The Nether is a play about virtual realities which forces the audience to consider dark themes in an original way, one in which the answers are never as straightforward or as comfortable as one might hope. From the moment I entered the cosy venue at Northern Stage to the moment the small cast took their bows I was mesmerised and completely seduced by what was on offer here.
An atmosphere is created by the set and music which gives the audience a taste of what to expect before the show even begins. A dimly lit stage with futuristic, laboratory-like props and eerie music really sets the scene. Space, the supernatural and the feeling of being trapped in an unknown place are feelings which immediately spring to mind. The chills down this reviewer’s back where probably due to the northern weather she was in just moments before but it certainly added to the effect.
And so the show began. The central character of Mr Sims is immediately introduced, a stern-looking man in Victorian dress who speaks and moves guiltily. He is under questioning by Detective Morris, in her white, two-piece suit and scraped back hair. The two sit opposite each other in what the audience quickly understands to be an intense game of cat and mouse which will play out across the duration of the play.

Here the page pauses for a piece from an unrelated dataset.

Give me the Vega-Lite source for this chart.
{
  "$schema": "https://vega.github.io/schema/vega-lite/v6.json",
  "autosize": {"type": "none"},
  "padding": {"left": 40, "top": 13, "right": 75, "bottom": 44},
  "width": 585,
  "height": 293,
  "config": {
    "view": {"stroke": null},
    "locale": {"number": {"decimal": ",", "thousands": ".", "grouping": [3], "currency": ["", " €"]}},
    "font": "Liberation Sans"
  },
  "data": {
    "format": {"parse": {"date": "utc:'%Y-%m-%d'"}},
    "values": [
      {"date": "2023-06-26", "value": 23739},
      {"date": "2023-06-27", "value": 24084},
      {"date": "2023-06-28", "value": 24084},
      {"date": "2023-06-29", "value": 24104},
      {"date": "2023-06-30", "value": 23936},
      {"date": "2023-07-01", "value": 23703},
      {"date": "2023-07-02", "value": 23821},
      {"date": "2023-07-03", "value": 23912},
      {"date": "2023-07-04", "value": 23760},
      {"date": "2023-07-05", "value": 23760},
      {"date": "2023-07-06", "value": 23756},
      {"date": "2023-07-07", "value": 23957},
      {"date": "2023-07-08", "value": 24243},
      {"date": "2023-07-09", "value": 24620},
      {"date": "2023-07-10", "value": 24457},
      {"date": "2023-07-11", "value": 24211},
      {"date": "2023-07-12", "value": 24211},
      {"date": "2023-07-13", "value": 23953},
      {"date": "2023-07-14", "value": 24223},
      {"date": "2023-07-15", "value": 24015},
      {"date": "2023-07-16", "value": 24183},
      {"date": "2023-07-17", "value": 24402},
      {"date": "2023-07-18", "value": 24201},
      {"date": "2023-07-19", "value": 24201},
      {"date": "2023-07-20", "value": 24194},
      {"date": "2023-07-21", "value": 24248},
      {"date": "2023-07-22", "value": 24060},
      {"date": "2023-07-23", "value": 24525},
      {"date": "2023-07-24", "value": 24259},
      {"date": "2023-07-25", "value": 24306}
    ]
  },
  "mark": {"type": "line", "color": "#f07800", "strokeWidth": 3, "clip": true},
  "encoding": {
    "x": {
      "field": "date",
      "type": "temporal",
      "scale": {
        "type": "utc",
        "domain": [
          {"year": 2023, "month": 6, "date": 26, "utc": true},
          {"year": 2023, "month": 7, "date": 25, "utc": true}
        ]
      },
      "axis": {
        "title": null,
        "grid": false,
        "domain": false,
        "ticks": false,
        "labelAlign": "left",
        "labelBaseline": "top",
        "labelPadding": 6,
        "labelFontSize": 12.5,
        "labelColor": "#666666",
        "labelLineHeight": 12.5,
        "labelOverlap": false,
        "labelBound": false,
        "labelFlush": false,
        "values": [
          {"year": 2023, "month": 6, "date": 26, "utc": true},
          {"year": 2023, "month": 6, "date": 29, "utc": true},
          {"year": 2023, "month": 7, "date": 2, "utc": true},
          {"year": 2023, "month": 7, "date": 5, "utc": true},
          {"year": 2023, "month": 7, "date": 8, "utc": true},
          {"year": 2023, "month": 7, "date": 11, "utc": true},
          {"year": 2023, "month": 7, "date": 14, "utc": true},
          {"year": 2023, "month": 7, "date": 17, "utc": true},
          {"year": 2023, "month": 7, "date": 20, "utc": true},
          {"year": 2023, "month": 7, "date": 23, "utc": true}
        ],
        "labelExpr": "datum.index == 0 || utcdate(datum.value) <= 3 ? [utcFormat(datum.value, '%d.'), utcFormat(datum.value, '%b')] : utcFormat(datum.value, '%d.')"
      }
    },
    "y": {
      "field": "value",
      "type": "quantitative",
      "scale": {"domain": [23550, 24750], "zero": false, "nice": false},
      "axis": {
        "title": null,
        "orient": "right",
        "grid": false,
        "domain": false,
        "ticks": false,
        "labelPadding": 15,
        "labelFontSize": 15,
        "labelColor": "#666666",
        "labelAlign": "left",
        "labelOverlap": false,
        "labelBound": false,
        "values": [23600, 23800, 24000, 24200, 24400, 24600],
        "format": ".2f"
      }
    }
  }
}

With wonderfully powerful performances from Christopher Theobald and Charlotte Wood, we are taken on a journey through ‘The Hideaway’, Sims’ personal world in what is known as ‘The Nether’ – an expanding network of virtual reality realms. It is almost immediately revealed that Sims is the bad guy – or is he? He detaches himself from the real world in order to live “a life outside of consequence”, where he and others can “blow off steam” in order to avoid imposing their urges on the innocent lives of others.
We soon realise that he is actually a paedophile. He confesses to an aborted sexual assault on a child in which he refrains from carrying out the act when he sees the terror in his victim’s eyes. For this reason Sims’ guilt is ambiguous. This is the experience that leads him to adopt his very own virtual character – “Papa” – an alter ego who can carry out his darkest fantasies while sparing children in the real world. His fantasy world is populated by the innocent and naïve Iris, one of Papa’s ‘children’, enchantingly portrayed by Rosie Bonner, and also Woodnut (James Riley), whose suspicious motives only become clear later in the play. The fantasy world is rounded off by Mr Doyle who is helplessly drawn in by ‘The Nether’. One can’t help but feel pity for this character due to Elliot McClenaghan’s cleverly disconnected portrayal.
With a remarkably professional and intense performances from the whole cast, The Nether really makes you think about the sort of life a “life without consequence” would be like. It’s not difficult to link the themes of the play with the sex scandals we are confronted with in the news every day or even the recent ‘child sex-doll debate’ which hit the papers this year. It’s this social and political import, and the mature, imaginative way the content is handled, that really makes this play resonant once the lights go up.